In the exercise of its discretion, therefore, in applications for extension of time, the court must be guided by consideration of doing substantial justice between the parties in the shape of his appeal being granted a hearing on its merits provided always that no injustice is thereby caused to the other side. See too Nalsa and Team Associates v. NNPC (1991) 8 NWLR (Pt.212) 652 and Kwaham v. Elias (1960) SCNLR 516.

It must also be borne in mind that the exercise of judicial discretion depends on the facts and circumstances of each case. Accordingly the court cannot be bound by a previous decision to exercise its discretion in a particular way, because that would in effect be putting an end to the discretion. See: Jenkins v. Bushby (1891) 1 Ch. 484 at 495 per Kay, L.J.

The question, therefore, whether or not extension of time may be granted to regularise a particular act or default being a matter within the discretionary jurisdiction of the court must depend strictly on the facts and circumstances of a given case. This must be so, for as I have already observed, no one case can be authority for another in matters of discretion, and the court cannot be bound by a previous decision to exercise its discretion in a particular way, because that would in effect, be putting an end to the exercise of discretion. See: too Abiodun Odusote v. Olaitan Odusote, (supra). I will now examine the facts of the present application with a view to determining whether or: not the appellants were able to establish that the court below was in error when it failed to exercise its discretion in the matter of the appellants’ application for extension of time within which to file their brief of argument in their favour.

In the case on hand, it is clear from the affidavit of Miss Eyitenne, counsel in the chambers of C.O. Akpamgbo, Esq., SAN that the failure by the appellants to file their brief of argument within the period prescribed by the rules of court was, at the worst, caused by the negligence, carelessness or inadvertence of the chambers of counsel. There can be no doubt that the court below fully appreciated this position of the appellants but was unable to exonerate the applicants themselves for their “gross negligence” by failing to attend the chambers of their counsel to remind them of the need to file their brief of argument. Said the Court of Appeal per the leading judgment of Kolawole, J.C.A., with which Olatawura and Onu, J.J.C.A., as they then were, agreed:-

”The only ground upon which the appellants’ application is based is on the carelessness of Mrs. Eugenia Mba as deposed in paragraph 15 of the affidavit of Eyitenne.
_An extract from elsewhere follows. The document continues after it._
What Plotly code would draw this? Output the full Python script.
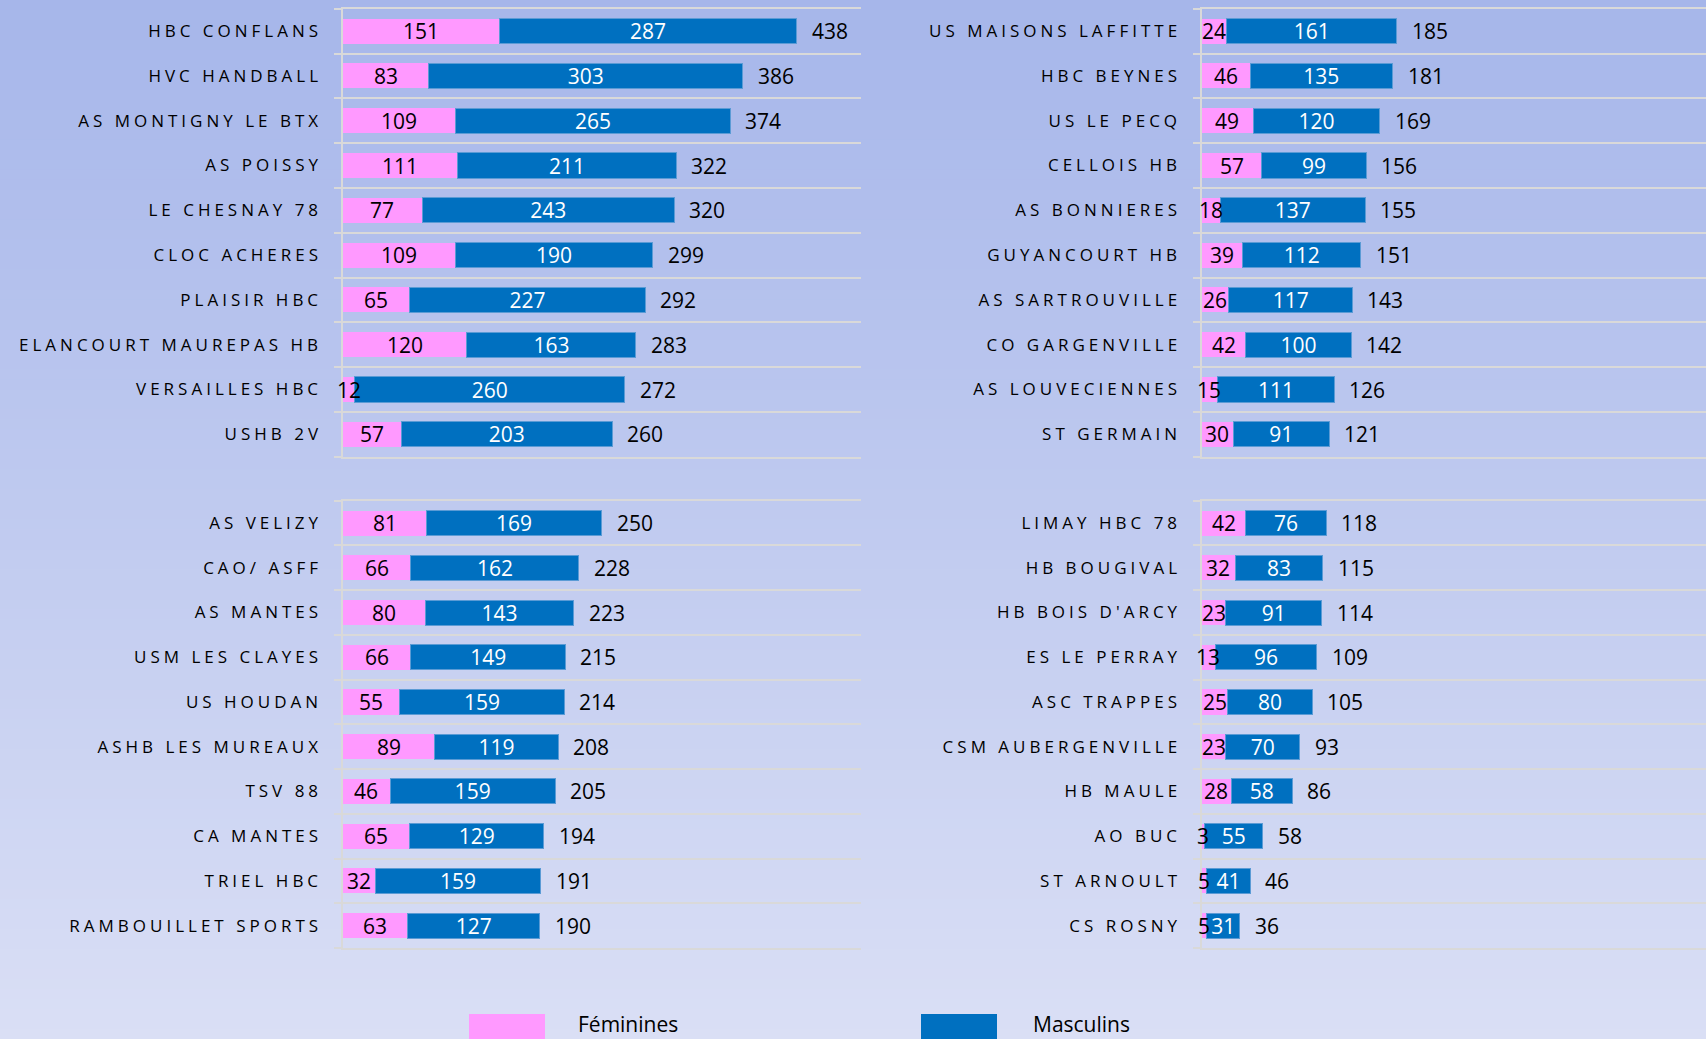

But that is not all; there is, as I have stated, the negligence of the appellants themselves who did nothing for one year after depositing the record of appeal in the chambers of Mr. C.O. Akpamgbo. The appellants who failed to check on their counsel to ascertain if necessary steps have been taken to comply with Order 6, rule 6 of the rules of court are as guilty as the lady housekeeper of the appellants’ leading counsel, Mr. C.O. Akpamgbo.”

Earlier in its judgment, the Court of Appeal had stated:-

“In the present application, it appears from para. 7 of the affidavit of Eyitenne that once the appellants had deposited the record of appeal in the chambers of Mr. Akpamgbo on 12 January 1987, the appellants took no further interest in the steps which their learned counsel should take. There is nothing in the affidavit that they ever called back from 12th January, 1987 to 12th January, 1988 to find out what steps their counsel had taken. Perhaps if they had checked up on learned Senior Advocate, he would have been saved of the weariness of the search for the document tucked away among the disposed off files and would have retrieved the record from Chief R.R. Briggs of Port Harcourt, the solicitor who appeared for the appellants at the High Court earlier than January, 1988.”

It went on:-

“The appellants’ application appears, in my judgment, not to be deserving of any sympathetic consideration for a number of reasons.

(1) First, it is the application of the respondents to have the appeal dismissed for want of prosecution that awakened the appellants. If the respondents did not file the application of 17 November, 1987, it is doubtful if the appellants would have taken any steps;

(2) Secondly, there is no affidavit from the house-keeper who negligently tucked away the record of appeal and the draft of the appellants’ brief and who was promoted a clerical officer after the negligence;

(3) Thirdly, as I have said earlier, there is no affidavit from the appellants themselves explaining why they went to sleep after depositing the record of appeal in the chambers of Mr. C.O. Akpamgbo.”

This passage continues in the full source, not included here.